Bluestone also took an academic role in field, publishing the New York Attorney Malpractice Report from 2002-2004.  He started the “New York Attorney Malpractice Blog” in 2004, where he has published more than 4500 entries.

Mr. Bluestone has written 38 scholarly peer-reviewed articles concerning legal malpractice, many in the Outside Counsel column of the New York Law Journal. He has appeared as an Expert witness in multiple legal malpractice litigations.

Mr. Bluestone is an adjunct professor of law at St. John’s University College of Law, teaching Legal Malpractice.  Mr. Bluestone has argued legal malpractice cases in the Second Circuit, in the New York State Court of Appeals, each of the four New York Appellate Divisions, in all four of  the U.S. District Courts of New York and in Supreme Courts all over the state.  He has also been admitted pro haec vice in the states of Connecticut, New Jersey and Florida and was formally admitted to the US District Court of Connecticut and to its Bankruptcy Court all for legal malpractice matters. He has been retained by U.S. Trustees in legal malpractice cases from Bankruptcy Courts, and has represented municipalities, insurance companies, hedge funds, communications companies and international manufacturing firms. Mr. Bluestone regularly lectures in CLEs on legal malpractice.

Based upon his professional experience Bluestone was named a Diplomate and was Board Certified by the American Board of Professional Liability Attorneys in 2008 in Legal Malpractice. He remains Board Certified.  He was admitted to The Best Lawyers in America from 2012-2019.  He has been featured in Who’s Who in Law since 1993.

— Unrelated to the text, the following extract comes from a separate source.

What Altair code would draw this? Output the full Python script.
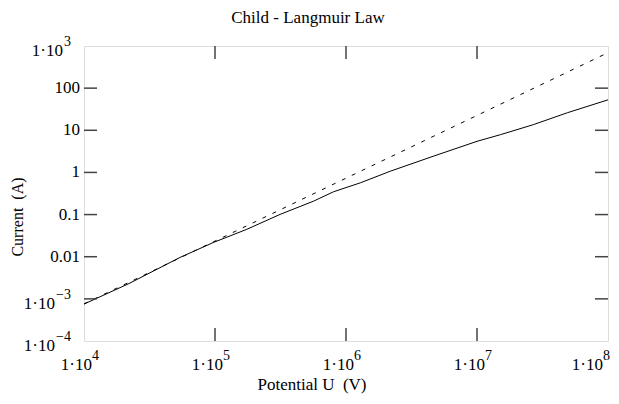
import altair as alt
import pandas as pd

# ---- data ----
U_solid = [1e4, 2.2e4, 5.4e4, 9.7e4, 1.75e5, 3.14e5, 5.65e5, 8.04e5, 1.29e6,
           2.18e6, 4.63e6, 1.0e7, 1.51e7, 2.69e7, 4.9e7, 1.0e8]
I_solid = [7.5e-4, 2.3e-3, 9.6e-3, 0.0217, 0.0447, 0.101, 0.208, 0.348, 0.568,
           1.07, 2.42, 5.47, 7.87, 13.6, 26.1, 52.8]

U_cl = [1e4, 1e5, 1e6, 1e7, 1e8]
I_cl = [7.6e-4, 0.0235, 0.73, 22.5, 695]

x_tick_values = [1e5, 1e6, 1e7]
y_tick_values = [1e-3, 1e-2, 1e-1, 1, 10, 100]

x_label_values = [1e4, 1e5, 1e6, 1e7, 1e8]
x_label_base = ["1·10", "1·10", "1·10", "1·10", "1·10"]
x_label_exp = ["4", "5", "6", "7", "8"]

y_plain_values = [100, 10, 1, 0.1, 0.01]
y_plain_text = ["100", "10", "1", "0.1", "0.01"]
y_exp_values = [1e3, 1e-3, 1e-4]
y_exp_base = ["1·10", "1·10", "1·10"]
y_exp_text = ["3", "−3", "−4"]

title_text = "Child - Langmuir Law"
x_title = "Potential U\u00a0 (V)"
y_title = "Current\u00a0 (A)"

# ---- layout ----
W, H = 524, 295
FONT = "Liberation Serif"
TICK = 13
LBL = 17
EXP = 14

xs = alt.Scale(type="log", domain=[1e4, 1e8], nice=False)
ys = alt.Scale(type="log", domain=[1e-4, 1e3], nice=False)

df_s = pd.DataFrame({"U": U_solid, "I": I_solid})
df_c = pd.DataFrame({"U": U_cl, "I": I_cl})
df_xt = pd.DataFrame({"v": x_tick_values})
df_yt = pd.DataFrame({"v": y_tick_values})
df_xl = pd.DataFrame({"v": x_label_values, "b": x_label_base, "e": x_label_exp})
df_yp = pd.DataFrame({"v": y_plain_values, "t": y_plain_text})
df_ye = pd.DataFrame({"v": y_exp_values, "b": y_exp_base, "e": y_exp_text})

X = lambda f: alt.X(f, scale=xs, axis=None)
Y = lambda f: alt.Y(f, scale=ys, axis=None)

solid = alt.Chart(df_s).mark_line(color="black", strokeWidth=1).encode(
    x=X("U:Q"), y=Y("I:Q"), order="U:Q")
dashed = alt.Chart(df_c).mark_line(color="black", strokeWidth=1, strokeDash=[4, 7]).encode(
    x=X("U:Q"), y=Y("I:Q"), order="U:Q")

tick_style = dict(color="#444", strokeWidth=1.5)
xt_bottom = alt.Chart(df_xt).mark_rule(**tick_style).encode(
    x=X("v:Q"), y=alt.value(H), y2=alt.value(H - TICK))
xt_top = alt.Chart(df_xt).mark_rule(**tick_style).encode(
    x=X("v:Q"), y=alt.value(0), y2=alt.value(TICK))
yt_left = alt.Chart(df_yt).mark_rule(**tick_style).encode(
    y=Y("v:Q"), x=alt.value(0), x2=alt.value(TICK))
yt_right = alt.Chart(df_yt).mark_rule(**tick_style).encode(
    y=Y("v:Q"), x=alt.value(W - TICK), x2=alt.value(W))

txt = dict(font=FONT, color="black")
XB, XE = H + 24, H + 15
xl = alt.Chart(df_xl)
xl_base = xl.transform_filter("datum.v < 1e8").mark_text(
    align="right", baseline="middle", dx=8, fontSize=LBL, **txt).encode(
    x=X("v:Q"), y=alt.value(XB), text="b:N")
xl_exp = xl.transform_filter("datum.v < 1e8").mark_text(
    align="left", baseline="middle", dx=8, fontSize=EXP, **txt).encode(
    x=X("v:Q"), y=alt.value(XE), text="e:N")
xl_base_last = xl.transform_filter("datum.v >= 1e8").mark_text(
    align="right", baseline="middle", dx=-5, fontSize=LBL, **txt).encode(
    x=X("v:Q"), y=alt.value(XB), text="b:N")
xl_exp_last = xl.transform_filter("datum.v >= 1e8").mark_text(
    align="left", baseline="middle", dx=-5, fontSize=EXP, **txt).encode(
    x=X("v:Q"), y=alt.value(XE), text="e:N")

yp = alt.Chart(df_yp).mark_text(align="right", baseline="middle", fontSize=LBL, **txt).encode(
    y=Y("v:Q"), x=alt.value(-4), text="t:N")
ye = alt.Chart(df_ye)
ye_exp = ye.mark_text(align="right", baseline="middle", dy=-4, fontSize=EXP, **txt).encode(
    y=Y("v:Q"), x=alt.value(-13), text="e:N")
ye_base1 = ye.transform_filter("length(datum.e) == 1").mark_text(
    align="right", baseline="middle", dy=5, fontSize=LBL, **txt).encode(
    y=Y("v:Q"), x=alt.value(-21), text="b:N")
ye_base2 = ye.transform_filter("length(datum.e) > 1").mark_text(
    align="right", baseline="middle", dy=5, fontSize=LBL, **txt).encode(
    y=Y("v:Q"), x=alt.value(-29), text="b:N")

title = alt.Chart(pd.DataFrame({"t": [title_text]})).mark_text(
    align="center", baseline="middle", fontSize=17, **txt).encode(
    x=alt.value(224), y=alt.value(-28), text="t:N")
xtitle = alt.Chart(pd.DataFrame({"t": [x_title]})).mark_text(
    align="center", baseline="middle", fontSize=17, **txt).encode(
    x=alt.value(228), y=alt.value(H + 44), text="t:N")
ytitle = alt.Chart(pd.DataFrame({"t": [y_title]})).mark_text(
    align="center", baseline="middle", fontSize=16, angle=270, **txt).encode(
    x=alt.value(-66), y=alt.value(171), text="t:N")

chart = alt.layer(
    dashed, solid, xt_bottom, xt_top, yt_left, yt_right,
    xl_base, xl_exp, xl_base_last, xl_exp_last,
    yp, ye_exp, ye_base1, ye_base2, title, xtitle, ytitle,
).properties(
    width=W, height=H,
    autosize=alt.AutoSizeParams(type="none"),
    padding={"left": 76, "top": 38, "right": 3, "bottom": 53},
).configure_view(stroke="#333", strokeWidth=1.5).configure(background="white")

chart.save("out.html", embed_options={"renderer": "svg", "actions": False})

In the last years, Mr. Bluestone has been featured for two particularly noteworthy legal malpractice cases.  The first was a settlement of an $11.9 million dollar default legal malpractice case of Yeo v. Kasowitz, Benson, Torres & Friedman which was reported in the NYLJ on August 15, 2016. Most recently, Mr. Bluestone obtained a rare plaintiff’s verdict in a legal malpractice case on behalf of the City of White Plains v. Joseph Maria, reported in the NYLJ on February 14, 2017. It was the sole legal malpractice jury verdict in the State of New York for 2017.

Bluestone has been at the forefront of the development of legal malpractice principles and has contributed case law decisions, writing and lecturing which have been recognized by his peers.  He is regularly mentioned in academic writing, and his past cases are often cited in current legal malpractice decisions. He is recognized for his ample writings on Judiciary Law § 487, a 850 year old statute deriving from England which relates to attorney deceit.